For charity desires to know its God and you want to satisfy it.

If there is neither “true will nor living faith without action,” all of us must act and live in the light. Our behavior, our attitudes, everything must reflect the light, the fire of God’s charity burning within us as individuals and as a church. It implies that once we’ve been given the gift of sight that we’ll do something with it, that we’ll use it to make a difference and not just in our own lives, but in the lives of others. Just as John Newton, the self-proclaimed wretch, turned from a life of enslaving others to one of offering spiritual sight and taking an active role in abolishing the slave trade. The gift of sight means we keep opening our eyes to see the wonder of God at work in us and in the world around us; to realize those “thin places,” where God is so close, are never far from us.

The first action, I believe, is to be people of prayer and of study, because one cannot contemplate the wonder of God and remain as one was. When God touches us, we see differently. The blind man was the truly sighted one as those with physical sight only became even more blind. God’s presence makes a difference – if we see it. We learn to accept the gift of sight through our exploration of God’s Word and through prayer. The second action is to have prayer and study bear fruit in the daily living of life – by the way we go about living with family and friends, conducting our business, and reaching to others.

Let me conclude today with a story I came across that was told by and about Steven Covey. Covey is the author of the best selling book The Seven Habits of Highly Effective People and he tells of an experience that he had one Sunday morning in a New York Subway car.

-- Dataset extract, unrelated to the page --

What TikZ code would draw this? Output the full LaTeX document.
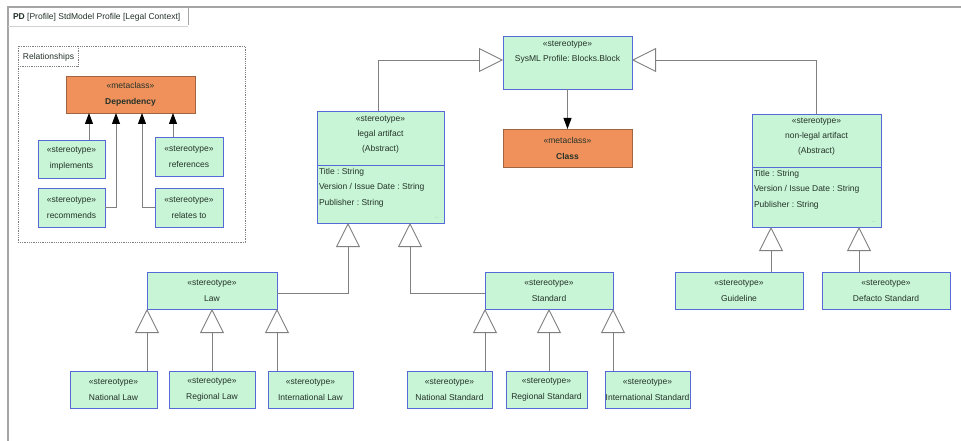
\documentclass[tikz,border=0pt]{standalone}
\usepackage{fontspec}
\setmainfont{Liberation Sans}
\usetikzlibrary{arrows.meta}
\frenchspacing
\definecolor{boxfill}{RGB}{200,245,214}
\definecolor{boxline}{RGB}{85,105,215}
\definecolor{metafill}{RGB}{240,145,92}
\definecolor{metaline}{RGB}{160,100,65}
\definecolor{conn}{RGB}{128,128,128}
\definecolor{txt}{RGB}{35,50,40}
\definecolor{framec}{RGB}{165,165,165}
\begin{document}
\begin{tikzpicture}[x=1pt,y=-1pt,
  every node/.style={font=\fontsize{8.5}{16}\selectfont, text=txt, inner sep=0pt, outer sep=0pt},
  stbox/.style={draw=boxline, fill=boxfill, line width=0.9pt, align=center},
  metabox/.style={draw=metaline, fill=metafill, line width=0.9pt, align=center},
  head/.style={align=center, font=\fontsize{8.5}{15}\selectfont},
  attrs/.style={anchor=west, align=left, font=\fontsize{8.5}{15.5}\selectfont},
  more/.style={text=conn, font=\fontsize{4}{4}\selectfont},
  gen/.style={draw=conn, line width=0.9pt, -{Triangle[length=24pt, width=24pt, fill=white]}},
  dep/.style={draw=conn, line width=0.9pt, -{Triangle[length=11pt, width=8pt, color=black]}},
  pkg/.style={draw=conn, densely dotted, line width=0.8pt},
]
\useasboundingbox (0,0) rectangle (961,441);
\fill[white] (0,0) rectangle (961,441);

% diagram frame and its title tab
\draw[framec, line width=1.4pt] (8,441) -- (8,7) -- (961,7);
\draw[framec, line width=1pt] (188,7) -- (188,25);
\draw[framec!50, line width=0.6pt] (8,26) -- (188,26);
\node[anchor=west] (title) at (13,17) {\textbf{PD} [Profile] StdModel Profile [Legal Context]};

% Relationships package
\draw[pkg] (18,46) rectangle (245,242);
\draw[pkg] (18,66) -- (78,66) -- (78,46);
\node[anchor=west] (pkgname) at (23,57) {Relationships};

\node[metabox, minimum width=129pt, minimum height=37pt] (dependency) at (130.5,94.5)
  {«metaclass»\\\textbf{Dependency}};
\node[stbox, minimum width=67pt, minimum height=38pt] (implements) at (71.5,159) {«stereotype»\\implements};
\node[stbox, minimum width=68pt, minimum height=39pt] (references) at (189,156.5) {«stereotype»\\references};
\node[stbox, minimum width=67pt, minimum height=39pt] (recommends) at (71.5,207.5) {«stereotype»\\recommends};
\node[stbox, minimum width=68pt, minimum height=39pt] (relates) at (189,207.5) {«stereotype»\\relates to};

\coordinate (d1) at ([xshift=-41.5pt]dependency.south);
\coordinate (d2) at ([xshift=-14.5pt]dependency.south);
\coordinate (d3) at ([xshift=11.5pt]dependency.south);
\coordinate (d4) at ([xshift=42.5pt]dependency.south);
\draw[dep] (implements.north -| d1) -- (d1);
\draw[dep] (recommends.east) -| (d2);
\draw[dep] (relates.west) -| (d3);
\draw[dep] (references.north -| d4) -- (d4);

% SysML block and metaclass
\node[stbox, minimum width=129pt, minimum height=53pt] (block) at (567.5,62.5) {};
\node[head, font=\fontsize{8.5}{14.5}\selectfont] (blocktext) at (567.5,52) {«stereotype»\\SysML Profile: Blocks.Block};
\node[metabox, minimum width=129pt, minimum height=38pt] (class) at (567.5,148)
  {«metaclass»\\\textbf{Class}};
\draw[dep] (block) -- (class);

% legal artifact
\node[stbox, minimum width=127pt, minimum height=112pt] (legal) at (380.5,167) {};
\draw[boxline, line width=0.9pt] (317,165) -- (444,165);
\node[head] (legalhead) at (380.5,134.5) {«stereotype»\\legal artifact\\(Abstract)};
\node[attrs] (legalattrs) at (319,187.5) {Title : String\\Version / Issue Date : String\\Publisher : String};
\node[more] (legalmore) at (437,218) {...};

% non-legal artifact
\node[stbox, minimum width=129pt, minimum height=113pt] (nonlegal) at (816.5,170.5) {};
\draw[boxline, line width=0.9pt] (752,167) -- (881,167);
\node[head] (nonlegalhead) at (816.5,137) {«stereotype»\\non-legal artifact\\(Abstract)};
\node[attrs] (nonlegalattrs) at (754,189.5) {Title : String\\Version / Issue Date : String\\Publisher : String};
\node[more] (nonlegalmore) at (874,222) {...};

\draw[gen] ([xshift=-2.5pt]legal.north) |- ([yshift=2.5pt]block.west);
\draw[gen] ([xshift=-0.5pt]nonlegal.north) |- ([yshift=2.5pt]block.east);

% second level
\node[stbox, minimum width=130pt, minimum height=37pt] (law) at (212,290.5) {«stereotype»\\Law};
\node[stbox, minimum width=128pt, minimum height=37pt] (standard) at (549,290.5) {«stereotype»\\Standard};
\node[stbox, minimum width=128pt, minimum height=37pt] (guideline) at (739,290.5) {«stereotype»\\Guideline};
\node[stbox, minimum width=128pt, minimum height=37pt] (defacto) at (886,290.5) {«stereotype»\\Defacto Standard};

\coordinate (l1) at ([xshift=-32.5pt]legal.south);
\coordinate (l2) at ([xshift=29.5pt]legal.south);
\draw[gen] ([yshift=-2.5pt]law.east) -| (l1);
\draw[gen] ([yshift=-2.5pt]standard.west) -| (l2);

\coordinate (n1) at ([xshift=-45.5pt]nonlegal.south);
\coordinate (n2) at ([xshift=42.5pt]nonlegal.south);
\draw[gen] (guideline.north -| n1) -- (n1);
\draw[gen] (defacto.north -| n2) -- (n2);

% leaves
\node[stbox, minimum width=87pt, minimum height=37pt] (natlaw) at (113.5,389.5) {«stereotype»\\National Law};
\node[stbox, minimum width=86pt, minimum height=37pt] (reglaw) at (212,389.5) {«stereotype»\\Regional Law};
\node[stbox, minimum width=85pt, minimum height=37pt] (intlaw) at (310.5,389.5) {«stereotype»\\International Law};
\node[stbox, minimum width=85pt, minimum height=37pt] (natstd) at (449.5,389.5) {«stereotype»\\National Standard};
\node[stbox, minimum width=81pt, minimum height=37pt] (regstd) at (546.5,389.5) {«stereotype»\\Regional Standard};
\node[stbox, minimum width=85pt, minimum height=37pt] (intstd) at (647.5,389.5) {«stereotype»\\International Standard};

\draw[gen] (natlaw.north -| law.south west) -- (law.south west);
\draw[gen] (reglaw.north -| law.south) -- (law.south);
\draw[gen] (intlaw.north -| law.south east) -- (law.south east);
\draw[gen] (natstd.north -| standard.south west) -- (standard.south west);
\draw[gen] (regstd.north -| standard.south) -- (standard.south);
\draw[gen] (intstd.north -| standard.south east) -- (standard.south east);
\end{tikzpicture}
\end{document}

People were sitting quietly. Some were reading newspapers, some were dozing, others were simply contemplating with their eyes closed. . .

A man and his children entered the car. The children were soon yelling back and forth, throwing things, even grabbing people’s newspapers. It was all very disturbing, and yet the father just sat there next to them and did nothing. It was not difficult to feel irritated. Steve could not believe the man could be so insensitive as to let his children run wild and do nothing about it. . .

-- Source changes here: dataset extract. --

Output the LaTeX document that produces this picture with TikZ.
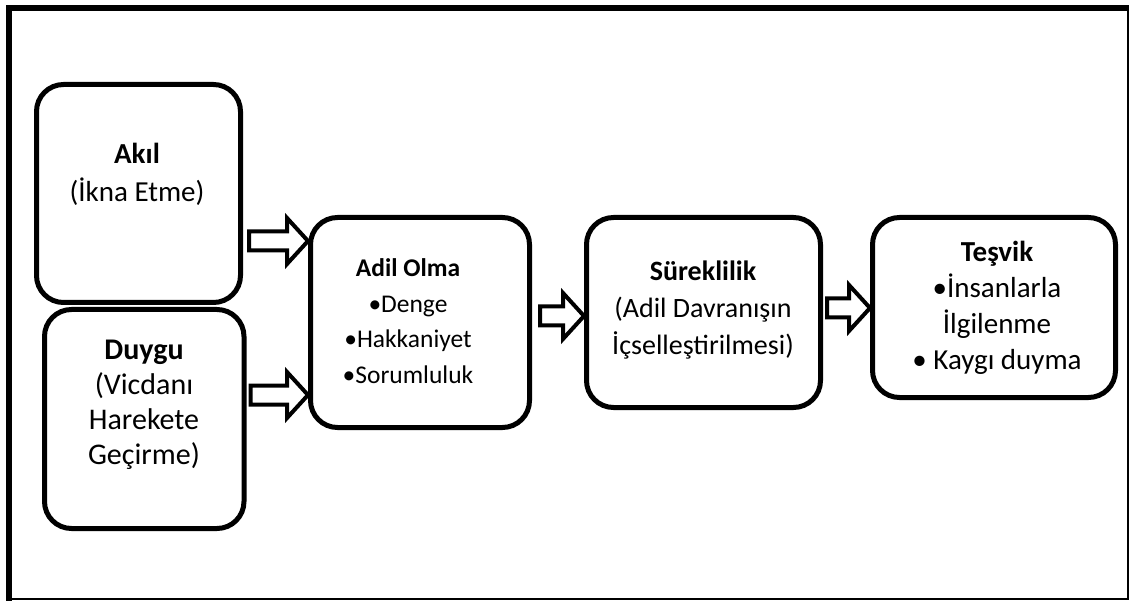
\documentclass[tikz,border=0pt]{standalone}
\usepackage{fontspec}
\setmainfont{Carlito}
\usepackage{xcolor}
\usepackage{tikz}
\usetikzlibrary{calc}
\definecolor{ink}{HTML}{000000}
\tikzset{
  box/.style      = {draw=ink, line width=5pt, rectangle, rounded corners=27pt, inner sep=0pt},
  boxtxt/.style   = {align=center, text=ink, inner sep=0pt, font=\fontsize{29}{36}\selectfont},
  fatline/.style  = {draw=ink, fill=white, line width=4pt, line join=miter},
  frame/.style    = {draw=ink, line width=6pt},
  framethin/.style= {draw=ink, line width=2pt},
}
% hollow block arrow: from #1, at its height, up to the x of #2
\newcommand{\fatarrow}[2]{%
  \draw[fatline] let \p1=(#1), \p2=(#2) in
    (\x1,\y1+9.5pt) -- (\x2-21pt,\y1+9.5pt) -- (\x2-21pt,\y1+23pt) -- (\x2,\y1)
    -- (\x2-21pt,\y1-23pt) -- (\x2-21pt,\y1-9.5pt) -- (\x1,\y1-9.5pt) -- cycle;}

\begin{document}
\begin{tikzpicture}[x=1pt, y=-1pt]
  \useasboundingbox (0,0) rectangle (1132,601);

  % frame
  \draw[frame] (9,601) -- (9,8) -- (1129,8);
  \draw[framethin] (9,599) -- (1128,599) -- (1128,8);

  % sources
  \node[box, minimum width=204pt, minimum height=218pt] (akil) at (138.5,193.5) {};
  \node[boxtxt, font=\fontsize{29}{38}\selectfont] (akiltxt) at (137,174)
    {\textbf{Akıl}\\(İkna Etme)};
  \node[box, minimum width=199.5pt, minimum height=219pt] (duygu) at (144.25,419) {};
  \node[boxtxt, font=\fontsize{30}{35}\selectfont] (duygutxt) at (144,404.5)
    {\textbf{Duygu}\\(Vicdanı\\Harekete\\Geçirme)};

  % chain
  \node[box, minimum width=219pt, minimum height=210pt] (adil) at (420,322.5) {};
  \node[boxtxt, font=\fontsize{25.5}{35.5}\selectfont] (adiltxt) at (408,321)
    {\textbf{Adil Olma}\\•Denge\\•Hakkaniyet\\•Sorumluluk};
  \node[box, minimum width=234pt, minimum height=190pt] (surek) at (703.5,312.5) {};
  \node[boxtxt, font=\fontsize{28}{37}\selectfont] (surektxt) at (703,310)
    {\textbf{Süreklilik}\\(Adil Davranışın\\İçselleştirilmesi)};
  \node[box, minimum width=243pt, minimum height=180pt] (tesvik) at (994,307.5) {};
  \node[boxtxt] (tesviktxt) at (997,307.5)
    {\textbf{Teşvik}\\•İnsanlarla\\İlgilenme\\• Kaygı duyma};

  % arrows
  \fatarrow{$(akil.east)+(6,47.5)$}{adil.west}
  \fatarrow{$(duygu.east)+(4,-24)$}{adil.west}
  \fatarrow{$(adil.east)+(8,-6.5)$}{surek.west}
  \fatarrow{$(surek.east)+(4,-4.5)$}{tesvik.west}
\end{tikzpicture}
\end{document}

Steve said to the man, “Sir, your children are really disturbing a lot of people. I wonder if you couldn’t control them a little more?” The man lifted his gaze, as if coming into consciousness for the first time and said, “Oh, you’re right. I guess I should do something about it. We just came from the hospital where their mother died about an hour ago. I don’t know what to think, and I guess they don’t know how to handle it either.”

Steve says, “Can you imagine what I felt at that moment? Suddenly I saw things differently. Because I saw differently, I felt differently, I behaved differently. My irritation vanished. I didn’t have to worry about controlling my attitude or behavior. My heart was filled with this man’s pain. Feelings of compassion and sympathy flowed freely. “You’re wife just died? Oh, I’m so sorry! Can you tell me about it? What can I do to help?”

Nothing changed in that subway car. . .except a way of seeing it all and, with the seeing, a change of behavior.

[from Wm. J. Bausch A World of Stories for Preachers and Teachers 23rd Publications, 1998]

When Jesus invites us into the presence of God, when Jesus touches us with healing hands, when Jesus opens our eyes it makes a difference. We see now and if we see with those eyes that God gave us, then the world is a different place and we’re different people -- we have to be. Part of the problem with mainline Christianity for the last fifty years has been to admit that we see. We have been afraid to live as Christ has called us to live. And that means to be different and to make a difference. Churches and people and societies only change when people are different – that’s what our faith promises. That it will make us different from the inside out, even the way we see. The gift of sight, a healing touch, is offered to us so that we might be whole and the world around us might be perceived differently and touched by God through us. If we have been recipients of the gift of sight, if we have received “Amazing Grace,” it cannot stop there, it can’t stop there. To have been blind and now to see makes one have to make a difference – “I once was blind, but now, now I see.”